New analysis finds current AI governance tools unprepared for multi-agent deployments — just months before EU AI Act enforcement begins.
HR and IT leaders are facing a question that didn't exist two years ago: when an AI agent makes a hiring recommendation, triggers a workflow, or communicates with a candidate autonomously, who is responsible?
Insygna is positioning itself as the answer to that question at an infrastructure level. Rather than layering compliance checklists on top of existing AI deployments, the company assigns verifiable identities and trust scores to AI agents, making accountability traceable even when no human was in the loop.
The company has identified four structural gaps in current enterprise AI governance frameworks: the absence of multi-agent orchestration governance; lack of accountability mechanisms for autonomous agent actions; the latency problem in human oversight, where agent decisions occur faster than human review cycles allow; and the absence of any agent identity and credentialing standard.
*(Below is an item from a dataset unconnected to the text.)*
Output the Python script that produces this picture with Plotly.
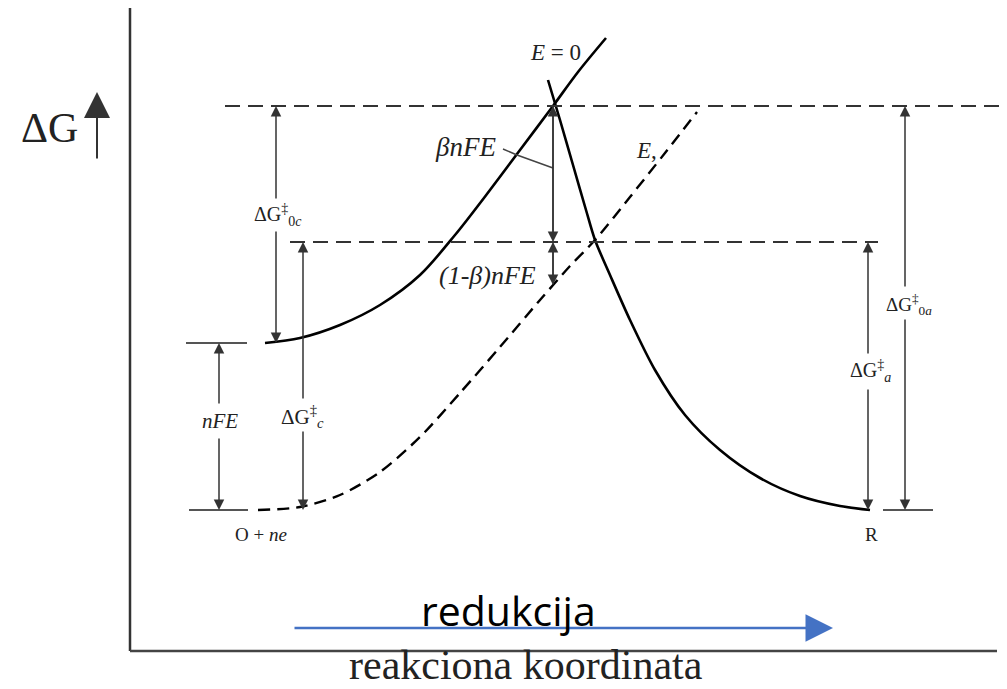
import plotly.graph_objects as go

# ---- data (x = reaction coordinate, G = free energy, arbitrary units) ----
# energy levels
G_bottom = 140   # O + ne (at E) and R
G_O0 = 307       # O + ne at E = 0
G_mid = 408      # transition state at E
G_top = 544      # transition state at E = 0

# solid O curve at E = 0
o0_x = [265, 300, 340, 380, 420, 455, 490, 520, 553, 578, 606]
o0_g = [307, 312, 325, 345, 375, 415, 460, 500, 544, 578, 612]

# dashed O curve at potential E
oe_x = [258, 300, 340, 380, 420, 460, 500, 540, 570, 595, 630, 665, 697]
oe_g = [140, 143, 155, 178, 213, 257, 303, 350, 384, 410, 453, 497, 538]

# solid R curve
r_x = [548, 560, 573, 586, 595, 610, 630, 655, 685, 720, 760, 800, 840, 870]
r_g = [570, 530, 485, 440, 410, 375, 330, 280, 235, 200, 172, 154, 144, 140]

# level segments: (x0, x1, G, dashed)
levels = [
    (225, 1007, G_top, True),
    (290, 878, G_mid, True),
    (186, 247, G_O0, False),
    (189, 248, G_bottom, False),
    (883, 933, G_bottom, False),
]

# split vertical arrows: (x, G_from_end, G_to_end, gap_hi, gap_lo, label, label_x, label_g, size)
split_arrows = [
    (219, G_O0, G_bottom, 245, 213, "<i>nFE</i>", 220, 229, 21),
    (303, G_mid, G_bottom, 250, 220, "ΔG<sup>‡</sup><sub><i>c</i></sub>", 302, 234, 21),
    (276, G_top, G_O0, 450, 420, "ΔG<sup>‡</sup><sub>0<i>c</i></sub>", 278, 435, 20),
    (905, G_top, G_bottom, 362, 332, "ΔG<sup>‡</sup><sub>0<i>a</i></sub>", 909, 346, 19),
    (868, G_mid, G_bottom, 295, 262, "ΔG<sup>‡</sup><sub><i>a</i></sub>", 870, 279, 20),
]

beta_x = 553
beta_low = 365

labels = [
    ("<i>E</i> = 0", 555, 598, 23),
    ("<i>βnFE</i>", 465, 503, 27),
    ("<i>(1-β)nFE</i>", 487, 375, 26),
    ("<i>E</i>,", 646, 500, 23),
    ("O + <i>ne</i>", 261, 116, 19),
    ("R", 871, 116, 19),
]

leader_x = [503, 517, 553]
leader_g = [501, 495, 482]

x_title = "reakciona koordinata"
y_title = "ΔG"
arrow_label = "redukcija"

SERIF = "Liberation Serif, Times New Roman, serif"

fig = go.Figure()

fig.add_trace(go.Scatter(x=o0_x, y=o0_g, mode="lines",
                         line=dict(color="black", width=2.6, shape="spline", smoothing=0.9),
                         hoverinfo="skip", showlegend=False))
fig.add_trace(go.Scatter(x=oe_x, y=oe_g, mode="lines",
                         line=dict(color="black", width=2.4, dash="12px,7px", shape="spline", smoothing=0.8),
                         hoverinfo="skip", showlegend=False))
fig.add_trace(go.Scatter(x=r_x, y=r_g, mode="lines",
                         line=dict(color="black", width=2.6, shape="spline", smoothing=0.8),
                         hoverinfo="skip", showlegend=False))
fig.add_trace(go.Scatter(x=leader_x, y=leader_g, mode="lines",
                         line=dict(color="#444", width=1.5),
                         hoverinfo="skip", showlegend=False))

for x0, x1, g, dashed in levels:
    fig.add_trace(go.Scatter(x=[x0, x1], y=[g, g], mode="lines",
                             line=dict(color="#333" if dashed else "#555", width=2.2,
                                       dash="15px,8px" if dashed else "solid"),
                             hoverinfo="skip", showlegend=False))

# axes frame lines
fig.add_shape(type="line", x0=130, x1=130, y0=-1, y1=642, xref="x", yref="y",
              line=dict(color="#333", width=2.5))
fig.add_shape(type="line", x0=130, x1=997, y0=-1, y1=-1, xref="x", yref="y",
              line=dict(color="#444", width=2.5))

ann = []


def arrow(x, y, ax, ay, color="#333", width=1.5, size=1.4, head=2):
    ann.append(dict(x=x, y=y, ax=ax, ay=ay, xref="x", yref="y", axref="x", ayref="y",
                    text="", showarrow=True, arrowhead=head, arrowsize=size,
                    arrowwidth=width, arrowcolor=color, standoff=0, startstandoff=0))


for x, g_hi, g_lo, gap_hi, gap_lo, txt, lx, lg, fs in split_arrows:
    arrow(x, g_hi, x, gap_hi)
    arrow(x, g_lo, x, gap_lo)
    ann.append(dict(x=lx, y=lg, xref="x", yref="y", text=txt, showarrow=False,
                    font=dict(family=SERIF, size=fs, color="#222")))

# beta arrows
arrow(beta_x, G_mid, beta_x, G_top)
arrow(beta_x, G_top, beta_x, G_mid)
arrow(beta_x, beta_low, beta_x, G_mid)
arrow(beta_x, G_mid, beta_x, beta_low)

for txt, lx, lg, fs in labels:
    ann.append(dict(x=lx, y=lg, xref="x", yref="y", text=txt, showarrow=False,
                    font=dict(family=SERIF, size=fs, color="#222")))

# ΔG axis label with arrow
ann.append(dict(x=49, y=522, xref="x", yref="y", text=y_title, showarrow=False,
                font=dict(family=SERIF, size=42, color="#222")))
arrow(97, 558, 97, 490, color="#333", width=2, size=2.6)

# reduction arrow
arrow(833, 22, 293, 22, color="#4472C4", width=2.5, size=2.2)
ann.append(dict(x=508, y=40, xref="x", yref="y", text=arrow_label, showarrow=False,
                font=dict(family="Open Sans, Noto Sans, sans-serif", size=41, color="black")))

# x title
ann.append(dict(x=526, y=0, xref="paper", yref="paper", xanchor="center", yanchor="bottom",
                borderpad=0, text=x_title, showarrow=False,
                font=dict(family=SERIF, size=42, color="#222")))
ann[-1]["xref"] = "x"

fig.update_layout(
    width=1007, height=689,
    margin=dict(l=0, r=0, t=0, b=0),
    paper_bgcolor="white", plot_bgcolor="white",
    xaxis=dict(range=[0, 1007], visible=False, fixedrange=True),
    yaxis=dict(range=[-39, 650], visible=False, fixedrange=True),
    annotations=ann,
    showlegend=False,
)

fig.write_html("out.html", config={"displayModeBar": False},
               post_script="document.body.style.margin='0px';")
For enterprise talent and HR tech buyers already navigating AI governance under the EU AI Act, Insygna's framing as infrastructure rather than software is a meaningful distinction.
"A compliance checkbox doesn't govern a multi-agent system," said Michael Beygelman, Founder and CEO. "Identity does."
With enforcement of the EU AI Act set for August 2026, organizations deploying agentic AI in high-risk categories, including HR and talent acquisition, face direct regulatory exposure.
Insygna's platform is designed to close that exposure at the architectural level, not the reporting layer.